BEGIN

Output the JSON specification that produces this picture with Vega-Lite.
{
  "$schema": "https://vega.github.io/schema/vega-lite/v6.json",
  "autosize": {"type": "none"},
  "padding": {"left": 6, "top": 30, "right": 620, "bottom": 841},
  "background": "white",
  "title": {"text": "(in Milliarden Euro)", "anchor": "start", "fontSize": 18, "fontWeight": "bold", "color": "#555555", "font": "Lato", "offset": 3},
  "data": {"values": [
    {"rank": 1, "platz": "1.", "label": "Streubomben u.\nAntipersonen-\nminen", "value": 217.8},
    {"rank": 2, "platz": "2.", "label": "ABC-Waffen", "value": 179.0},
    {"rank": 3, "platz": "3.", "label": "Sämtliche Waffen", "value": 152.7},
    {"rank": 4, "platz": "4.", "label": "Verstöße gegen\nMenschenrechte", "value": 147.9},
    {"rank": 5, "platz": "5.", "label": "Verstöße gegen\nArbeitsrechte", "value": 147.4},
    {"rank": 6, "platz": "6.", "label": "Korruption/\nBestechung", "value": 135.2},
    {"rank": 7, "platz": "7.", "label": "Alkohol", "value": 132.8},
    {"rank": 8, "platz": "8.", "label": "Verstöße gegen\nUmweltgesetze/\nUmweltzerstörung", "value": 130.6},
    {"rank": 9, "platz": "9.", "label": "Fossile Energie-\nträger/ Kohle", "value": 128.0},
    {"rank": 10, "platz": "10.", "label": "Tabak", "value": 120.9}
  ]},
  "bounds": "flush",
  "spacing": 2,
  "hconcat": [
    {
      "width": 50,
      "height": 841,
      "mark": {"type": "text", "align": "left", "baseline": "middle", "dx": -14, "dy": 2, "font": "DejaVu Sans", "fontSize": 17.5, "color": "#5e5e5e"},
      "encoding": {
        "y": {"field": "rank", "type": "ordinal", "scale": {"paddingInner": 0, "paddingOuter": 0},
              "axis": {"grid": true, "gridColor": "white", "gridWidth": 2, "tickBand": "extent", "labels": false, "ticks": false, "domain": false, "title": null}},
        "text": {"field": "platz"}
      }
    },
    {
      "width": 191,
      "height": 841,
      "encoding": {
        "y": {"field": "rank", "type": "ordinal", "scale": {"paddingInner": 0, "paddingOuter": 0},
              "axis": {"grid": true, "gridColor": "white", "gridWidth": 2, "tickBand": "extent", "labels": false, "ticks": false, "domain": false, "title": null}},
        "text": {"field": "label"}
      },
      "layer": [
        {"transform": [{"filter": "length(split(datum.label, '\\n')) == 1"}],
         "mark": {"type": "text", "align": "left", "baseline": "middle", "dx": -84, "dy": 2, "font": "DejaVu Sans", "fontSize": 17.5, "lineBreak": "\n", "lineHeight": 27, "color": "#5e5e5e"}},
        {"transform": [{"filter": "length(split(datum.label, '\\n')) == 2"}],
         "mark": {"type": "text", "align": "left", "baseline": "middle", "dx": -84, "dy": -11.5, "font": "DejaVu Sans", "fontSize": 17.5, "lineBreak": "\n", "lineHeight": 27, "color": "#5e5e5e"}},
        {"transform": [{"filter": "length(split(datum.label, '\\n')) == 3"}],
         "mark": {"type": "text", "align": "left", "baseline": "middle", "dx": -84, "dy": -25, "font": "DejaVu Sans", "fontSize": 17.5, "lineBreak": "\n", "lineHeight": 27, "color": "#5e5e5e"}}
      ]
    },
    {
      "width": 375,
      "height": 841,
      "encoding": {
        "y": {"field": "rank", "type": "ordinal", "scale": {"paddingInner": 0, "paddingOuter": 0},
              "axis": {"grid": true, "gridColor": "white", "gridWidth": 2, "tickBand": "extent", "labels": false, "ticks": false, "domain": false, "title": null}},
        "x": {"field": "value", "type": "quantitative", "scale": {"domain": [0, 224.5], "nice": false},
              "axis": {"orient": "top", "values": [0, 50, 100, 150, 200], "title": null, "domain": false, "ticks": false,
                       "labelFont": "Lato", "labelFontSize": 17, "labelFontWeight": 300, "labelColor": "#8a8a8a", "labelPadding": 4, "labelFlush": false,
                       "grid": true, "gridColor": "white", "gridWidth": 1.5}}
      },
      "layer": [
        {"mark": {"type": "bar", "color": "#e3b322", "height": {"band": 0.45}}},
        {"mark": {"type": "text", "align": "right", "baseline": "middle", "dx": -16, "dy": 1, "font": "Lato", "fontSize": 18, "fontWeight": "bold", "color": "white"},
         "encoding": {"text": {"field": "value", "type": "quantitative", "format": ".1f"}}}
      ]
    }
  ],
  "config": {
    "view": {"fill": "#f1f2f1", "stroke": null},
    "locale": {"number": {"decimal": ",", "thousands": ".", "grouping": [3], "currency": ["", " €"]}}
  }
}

END

Set down all of the data above, word for word.

FINAL RESULT:
Output the JSON specification that produces this picture with Vega-Lite.
{
  "$schema": "https://vega.github.io/schema/vega-lite/v6.json",
  "autosize": {"type": "none"},
  "padding": {"left": 6, "top": 30, "right": 620, "bottom": 841},
  "background": "white",
  "title": {"text": "(in Milliarden Euro)", "anchor": "start", "fontSize": 18, "fontWeight": "bold", "color": "#555555", "font": "Lato", "offset": 3},
  "data": {"values": [
    {"rank": 1, "platz": "1.", "label": "Streubomben u.\nAntipersonen-\nminen", "value": 217.8},
    {"rank": 2, "platz": "2.", "label": "ABC-Waffen", "value": 179.0},
    {"rank": 3, "platz": "3.", "label": "Sämtliche Waffen", "value": 152.7},
    {"rank": 4, "platz": "4.", "label": "Verstöße gegen\nMenschenrechte", "value": 147.9},
    {"rank": 5, "platz": "5.", "label": "Verstöße gegen\nArbeitsrechte", "value": 147.4},
    {"rank": 6, "platz": "6.", "label": "Korruption/\nBestechung", "value": 135.2},
    {"rank": 7, "platz": "7.", "label": "Alkohol", "value": 132.8},
    {"rank": 8, "platz": "8.", "label": "Verstöße gegen\nUmweltgesetze/\nUmweltzerstörung", "value": 130.6},
    {"rank": 9, "platz": "9.", "label": "Fossile Energie-\nträger/ Kohle", "value": 128.0},
    {"rank": 10, "platz": "10.", "label": "Tabak", "value": 120.9}
  ]},
  "bounds": "flush",
  "spacing": 2,
  "hconcat": [
    {
      "width": 50,
      "height": 841,
      "mark": {"type": "text", "align": "left", "baseline": "middle", "dx": -14, "dy": 2, "font": "DejaVu Sans", "fontSize": 17.5, "color": "#5e5e5e"},
      "encoding": {
        "y": {"field": "rank", "type": "ordinal", "scale": {"paddingInner": 0, "paddingOuter": 0},
              "axis": {"grid": true, "gridColor": "white", "gridWidth": 2, "tickBand": "extent", "labels": false, "ticks": false, "domain": false, "title": null}},
        "text": {"field": "platz"}
      }
    },
    {
      "width": 191,
      "height": 841,
      "encoding": {
        "y": {"field": "rank", "type": "ordinal", "scale": {"paddingInner": 0, "paddingOuter": 0},
              "axis": {"grid": true, "gridColor": "white", "gridWidth": 2, "tickBand": "extent", "labels": false, "ticks": false, "domain": false, "title": null}},
        "text": {"field": "label"}
      },
      "layer": [
        {"transform": [{"filter": "length(split(datum.label, '\\n')) == 1"}],
         "mark": {"type": "text", "align": "left", "baseline": "middle", "dx": -84, "dy": 2, "font": "DejaVu Sans", "fontSize": 17.5, "lineBreak": "\n", "lineHeight": 27, "color": "#5e5e5e"}},
        {"transform": [{"filter": "length(split(datum.label, '\\n')) == 2"}],
         "mark": {"type": "text", "align": "left", "baseline": "middle", "dx": -84, "dy": -11.5, "font": "DejaVu Sans", "fontSize": 17.5, "lineBreak": "\n", "lineHeight": 27, "color": "#5e5e5e"}},
        {"transform": [{"filter": "length(split(datum.label, '\\n')) == 3"}],
         "mark": {"type": "text", "align": "left", "baseline": "middle", "dx": -84, "dy": -25, "font": "DejaVu Sans", "fontSize": 17.5, "lineBreak": "\n", "lineHeight": 27, "color": "#5e5e5e"}}
      ]
    },
    {
      "width": 375,
      "height": 841,
      "encoding": {
        "y": {"field": "rank", "type": "ordinal", "scale": {"paddingInner": 0, "paddingOuter": 0},
              "axis": {"grid": true, "gridColor": "white", "gridWidth": 2, "tickBand": "extent", "labels": false, "ticks": false, "domain": false, "title": null}},
        "x": {"field": "value", "type": "quantitative", "scale": {"domain": [0, 224.5], "nice": false},
              "axis": {"orient": "top", "values": [0, 50, 100, 150, 200], "title": null, "domain": false, "ticks": false,
                       "labelFont": "Lato", "labelFontSize": 17, "labelFontWeight": 300, "labelColor": "#8a8a8a", "labelPadding": 4, "labelFlush": false,
                       "grid": true, "gridColor": "white", "gridWidth": 1.5}}
      },
      "layer": [
        {"mark": {"type": "bar", "color": "#e3b322", "height": {"band": 0.45}}},
        {"mark": {"type": "text", "align": "right", "baseline": "middle", "dx": -16, "dy": 1, "font": "Lato", "fontSize": 18, "fontWeight": "bold", "color": "white"},
         "encoding": {"text": {"field": "value", "type": "quantitative", "format": ".1f"}}}
      ]
    }
  ],
  "config": {
    "view": {"fill": "#f1f2f1", "stroke": null},
    "locale": {"number": {"decimal": ",", "thousands": ".", "grouping": [3], "currency": ["", " €"]}}
  }
}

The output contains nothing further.